Sex.com Web address battle returns to court

One of the most lucrative domain names on the Internet will take center stage in San Jose, Calif., this week as a bizarre battle over Sex.com returns to court.

3 min read
One of the most lucrative domain names on the Internet will take center stage in San Jose, Calif., this week as a bizarre battle over Sex.com returns to court.

The dispute focuses on the marquee domain name, which plaintiff Gary Kremen registered in 1994 and claims was stolen from him by defendant Stephen Cohen.

Last November, U.S. District Judge James Ware, without blaming Cohen, determined that the domain name had been obtained fraudulently and returned Sex.com to plaintiff Kremen.

Now Kremen is going back to court seeking $43 million as retribution for the five years he was unable to generate revenue from the domain name.

"If someone steals your cab and drives around collecting fares from it, legally they do not get to keep the proceeds," said Tim Fox, one of Kremen's attorneys with the firm Kerr & Wagstaffe. "Stephen Cohen stole Gary Kremen's cab and used it for five years, and now we're asking for the fares back."

Stephen Cohen's attorney, Robert Dorand, did not return repeated phone calls seeking comment.

The history of Sex.com
The story surrounding Sex.com begins with Gary Kremen, a 37-year-old San Francisco entrepreneur who registered the domain name in 1994 while running another Internet business, Match.com. At that time--the year Netscape Communications was founded--the Internet was hardly used and few people thought of registering domain names.

Busy with other pursuits, Kremen did nothing with the domain name right away and let it languish. Soon afterward, Web address registrar Networks Solutions received a fraudulent letter stating that Kremen no longer wanted the domain name and authorized its transfer to Cohen.

Cohen acquired the name and built what the plaintiff's attorneys say was a multibillion-dollar business around it by hosting advertising and links to various other sex sites on the Internet.

"We allege that Steve Cohen was responsible for the letter," Fox said.

Pornography has proven to be the most lucrative e-commerce venture on the Internet, one that has remained strong even during the past year of dying dot-coms and slowing economy.

For his part, Cohen--an ex-convict who served time for bankruptcy fraud--and his attorney argued in court that he legitimately bought the domain name and operated a business around it. Ware ruled that since the document that caused the name to be sold was fraudulent, Sex.com should be returned.

Now with Sex.com back in Kremen's hands, the case is focused on who gets to keep the money earned from the site during those five years.
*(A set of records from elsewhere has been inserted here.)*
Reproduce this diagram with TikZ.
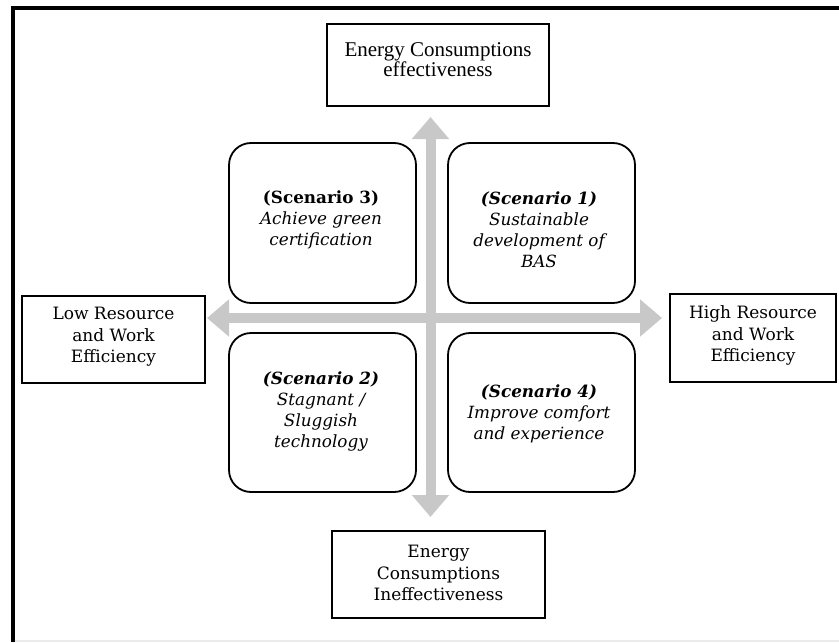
\documentclass[tikz,border=0pt]{standalone}
\usepackage{fontspec}
\setmainfont{Liberation Serif}
\newfontfamily\bookf{DejaVu Serif}
\usetikzlibrary{arrows.meta}
\definecolor{arrowgray}{RGB}{200,200,200}
\tikzset{
  sqbox/.style={draw=black, line width=0.75pt, fill=white, inner sep=0pt},
  scenbox/.style={draw=black, line width=0.9pt, rounded corners=11pt, inner sep=0pt},
  toplbl/.style={align=center, inner sep=0pt, font=\fontsize{10.5}{10}\selectfont},
  booklbl/.style={align=center, inner sep=0pt, font=\bookf\fontsize{8.5}{10.75}\selectfont},
  scenlbl/.style={align=center, inner sep=0pt, font=\bookf\itshape\fontsize{8.4}{10.5}\selectfont},
  axisarrow/.style={draw=arrowgray, line width=5pt,
    {Triangle[width=18pt,length=11pt]}-{Triangle[width=18pt,length=11pt]}},
}
\begin{document}
\begin{tikzpicture}[x=0.5pt,y=-0.5pt]
\useasboundingbox (0,0) rectangle (839,642);
% frame
\draw[black!8, line width=0.6pt] (15,641) -- (839,641);
\draw[black, line width=2pt] (13,642) -- (13,8.5) -- (839,8.5);

% axis end points
\coordinate (vtop) at (430.5,117);
\coordinate (vbot) at (430.5,517);
\coordinate (hleft) at (207,318);
\coordinate (hright) at (662,318);
\draw[axisarrow] (vbot) -- (vtop);
\draw[axisarrow] (hleft) -- (hright);

% axis label boxes
\node[sqbox, minimum width=111pt, minimum height=41pt] (topbox) at (438,65) {};
\node[toplbl] (toptxt) at (438,60) {Energy Consumptions\\effectiveness};

\node[sqbox, minimum width=91.5pt, minimum height=43.5pt] (leftbox) at (113.5,339.5) {};
\node[booklbl] (lefttxt) at (113.5,337) {Low Resource\\and Work\\Efficiency};

\node[sqbox, minimum width=83pt, minimum height=44pt] (rightbox) at (753,338) {};
\node[booklbl] (righttxt) at (753,335.5) {High Resource\\and Work\\Efficiency};

\node[sqbox, minimum width=106.5pt, minimum height=43.5pt] (botbox) at (438.5,574.5) {};
\node[booklbl] (bottxt) at (438.5,573) {Energy\\Consumptions\\Ineffectiveness};

% scenario boxes
\node[scenbox, minimum width=93.5pt, minimum height=80pt] (s3) at (322.5,223) {};
\node[scenbox, minimum width=93.5pt, minimum height=80pt] (s1) at (541.5,223) {};
\node[scenbox, minimum width=93.5pt, minimum height=79.5pt] (s2) at (322.5,412.5) {};
\node[scenbox, minimum width=93.5pt, minimum height=79.5pt] (s4) at (541.5,412.5) {};

\node[scenlbl] (s3txt) at (321,220) {{\upshape\bfseries (Scenario 3)}\\Achieve green\\certification};
\node[scenlbl] (s1txt) at (539,230) {{\bfseries (Scenario 1)}\\Sustainable\\development of\\BAS};
\node[scenlbl] (s2txt) at (321,411) {{\bfseries (Scenario 2)}\\Stagnant /\\Sluggish\\technology};
\node[scenlbl] (s4txt) at (539,414) {{\bfseries (Scenario 4)}\\Improve comfort\\and experience};
\end{tikzpicture}
\end{document}
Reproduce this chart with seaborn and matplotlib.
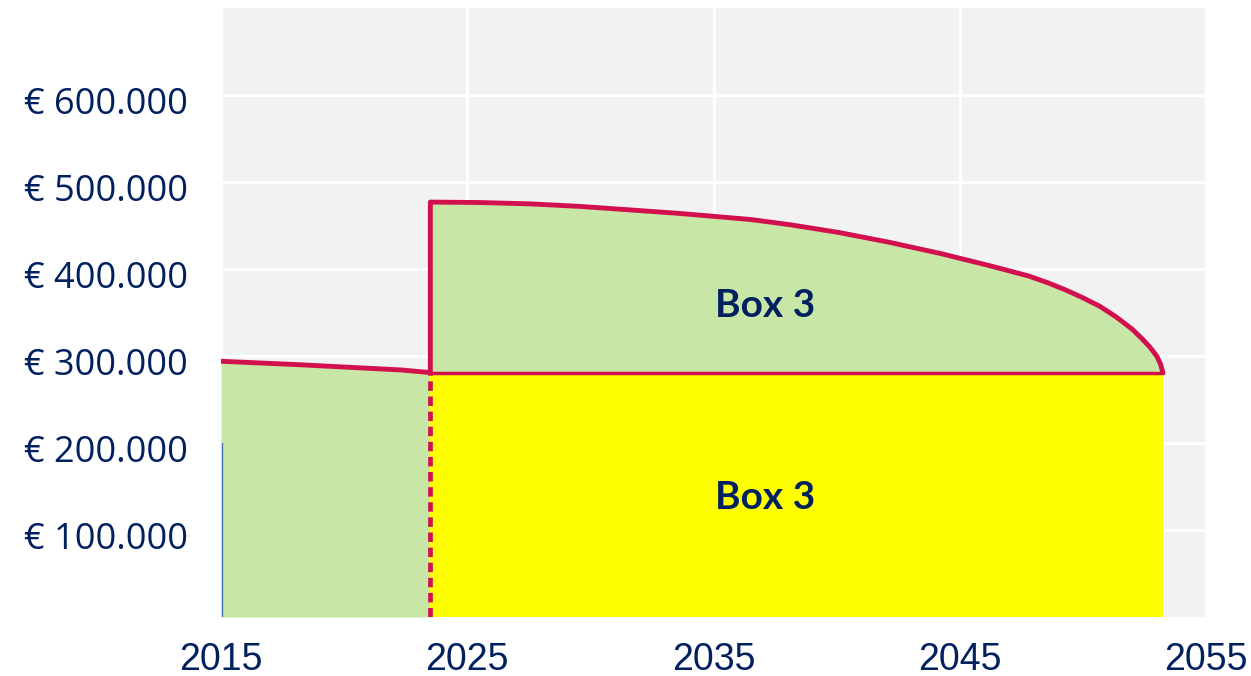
import matplotlib
matplotlib.use("Agg")
import matplotlib.pyplot as plt
from matplotlib.transforms import ScaledTranslation
import seaborn as sns
import numpy as np

# data
years_before = [2015, 2018.2, 2022.3, 2023.5]
value_before = [294000, 290000, 284000, 281000]
years_after = [2023.5, 2025.5, 2027.5, 2029.6, 2031.6, 2033.6, 2036.5, 2038.1,
               2040.1, 2042.1, 2044.2, 2046.2, 2047.8, 2048.6, 2049.3, 2050.0,
               2050.7, 2051.35, 2052.0, 2052.4, 2052.7, 2053.0, 2053.15, 2053.25]
value_after = [477000, 476500, 475000, 472000, 468000, 464000, 457000, 451000,
               442000, 431000, 418000, 404000, 392000, 384000, 376000, 367000,
               357000, 345000, 331000, 320000, 311000, 300000, 291000, 281000]
base_level = 281000
switch_year = 2023.5
end_year = 2053.25
x_ticks = [2015, 2025, 2035, 2045, 2055]
y_ticks = [100000, 200000, 300000, 400000, 500000, 600000]
box_labels = ["Box 3", "Box 3"]
box_label_pos = [(2037.1, 358000), (2037.1, 137000)]

red = "#d2104e"
green = "#c8e6a5"
yellow = "#ffff00"
navy = "#002060"

sns.set_theme(style="whitegrid", rc={"axes.facecolor": "#f2f2f2",
                                     "grid.color": "white",
                                     "grid.linewidth": 2.2})
plt.rcParams['font.family'] = ['Open Sans', 'DejaVu Sans']

fig = plt.figure(figsize=(12.51, 6.76), dpi=100)
ax = fig.add_axes([0.1767, 0.0873, 0.7873, 0.9007])

# fills
ax.fill_between(years_before, 0, value_before, color=green, lw=0, zorder=2)
ax.fill_between(years_after, base_level, value_after, color=green, lw=0, zorder=2)
ax.fill_between([switch_year, end_year], 0, base_level, color=yellow, lw=0, zorder=2)

# outlines
sns.lineplot(x=years_before, y=value_before, color=red, lw=3.5, ax=ax,
             sort=False, estimator=None, zorder=4)
sns.lineplot(x=[switch_year] + years_after, y=[base_level] + value_after,
             color=red, lw=3.5, ax=ax, sort=False, estimator=None, zorder=4,
             solid_joinstyle="round")
ax.plot([switch_year, end_year], [base_level, base_level], color=red, lw=2.5, zorder=4)
ax.plot([switch_year, switch_year], [0, base_level], color=red, lw=3.4,
        ls=(0, (2.0, 1.2)), zorder=4)
ax.plot([2015.05, 2015.05], [0, 200000], color="#4472c4", lw=1, zorder=3)

for txt, (bx, by) in zip(box_labels, box_label_pos):
    ax.text(bx, by, txt, color=navy, fontsize=28, fontweight="bold",
            family=['Lato', 'DejaVu Sans'], ha="center", va="center", zorder=5)

ax.set_xlim(2015, 2055)
ax.set_ylim(0, 700000)
ax.set_xticks(x_ticks)
ax.set_yticks(y_ticks)
ax.set_xticklabels([str(t) for t in x_ticks], fontsize=27, color=navy,
                   family=['Liberation Sans Narrow', 'Liberation Sans'])
ax.set_yticklabels(["€ " + f"{t:,}".replace(",", ".") for t in y_ticks],
                   fontsize=26, color=navy)
ax.tick_params(axis="y", length=0, pad=24)
ax.tick_params(axis="x", length=0, pad=18)
for lab in ax.get_yticklabels():
    lab.set_transform(lab.get_transform() + ScaledTranslation(0, -4 / 72, fig.dpi_scale_trans))
ax.grid(True, zorder=1)
ax.set_axisbelow(True)
for s in ax.spines.values():
    s.set_visible(False)

fig.savefig("out.png", dpi=100, facecolor="white")
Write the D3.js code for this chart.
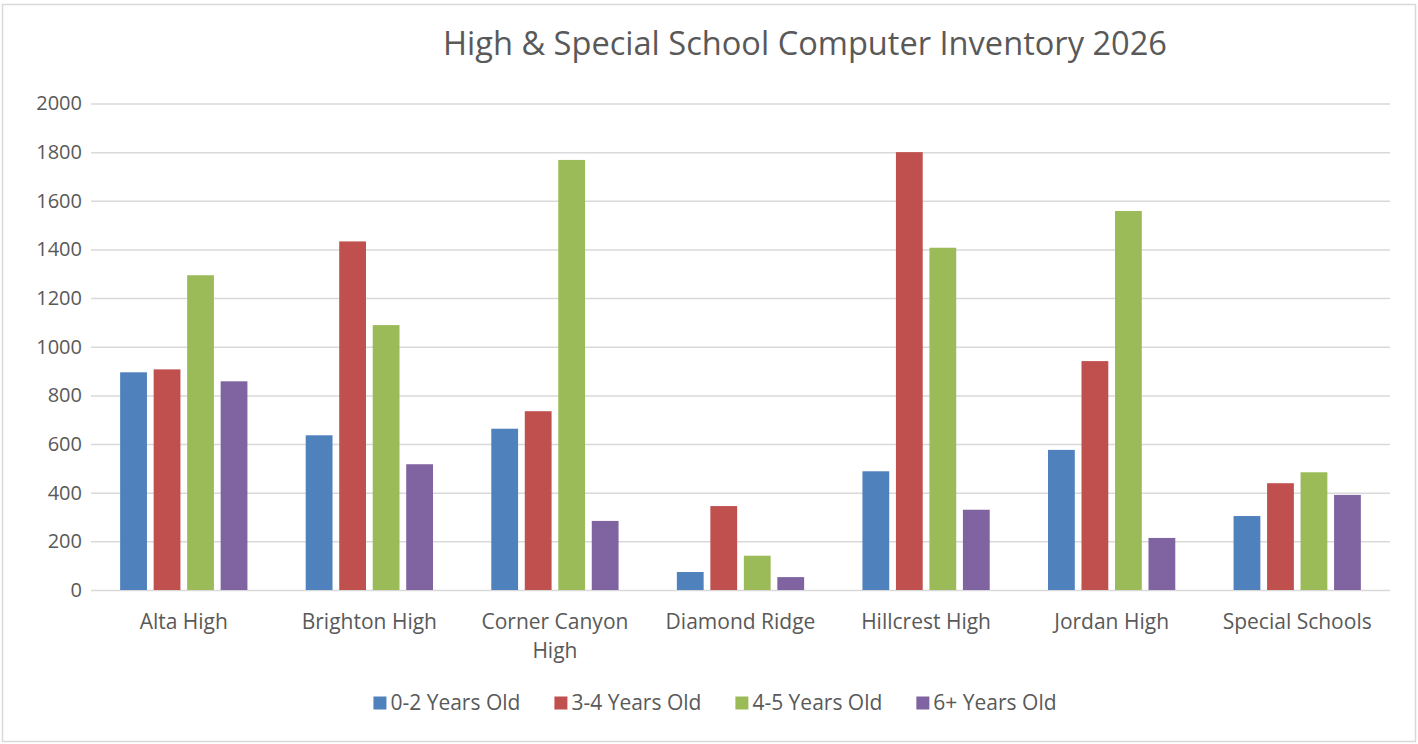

Even if the judge rules in Kremen's favor, tracking down the cash may not be easy.

Cohen operates a number of off-shore bank accounts and has been charged by the plaintiffs with transferring money from his Sex.com venture into those accounts. Although Ware ruled in November that Cohen must place $25 million in a federal trust account, plaintiff attorneys say he has not yet done so.

In court, Kremen's attorneys will need to prove several points, including that Cohen participated in the fraud to acquire the domain name.

The outcome of the case not only will determine if Cohen is responsible, but also will help determine how the law views domain names--specifically, which of the laws governing property apply to them.

To rule that Kremen is entitled to money Cohen made from Sex.com, Ware will need to define Sex.com as property for purposes of a particular legal doctrine known as "constructive trust." The doctrine says that when an individual wrongfully obtains property and profits from it, he must return both property and profit.

Kremen's attorneys, however, face a potential hurdle. Earlier in the case, Ware ruled that Kremen could not sue Network Solutions on grounds that it let his property be taken. A domain name is not considered tangible property, Ware said.

Fox responded that this ruling applied to only a small slice of the law. "That argument exists," he said, "but we don't believe it's meritorious."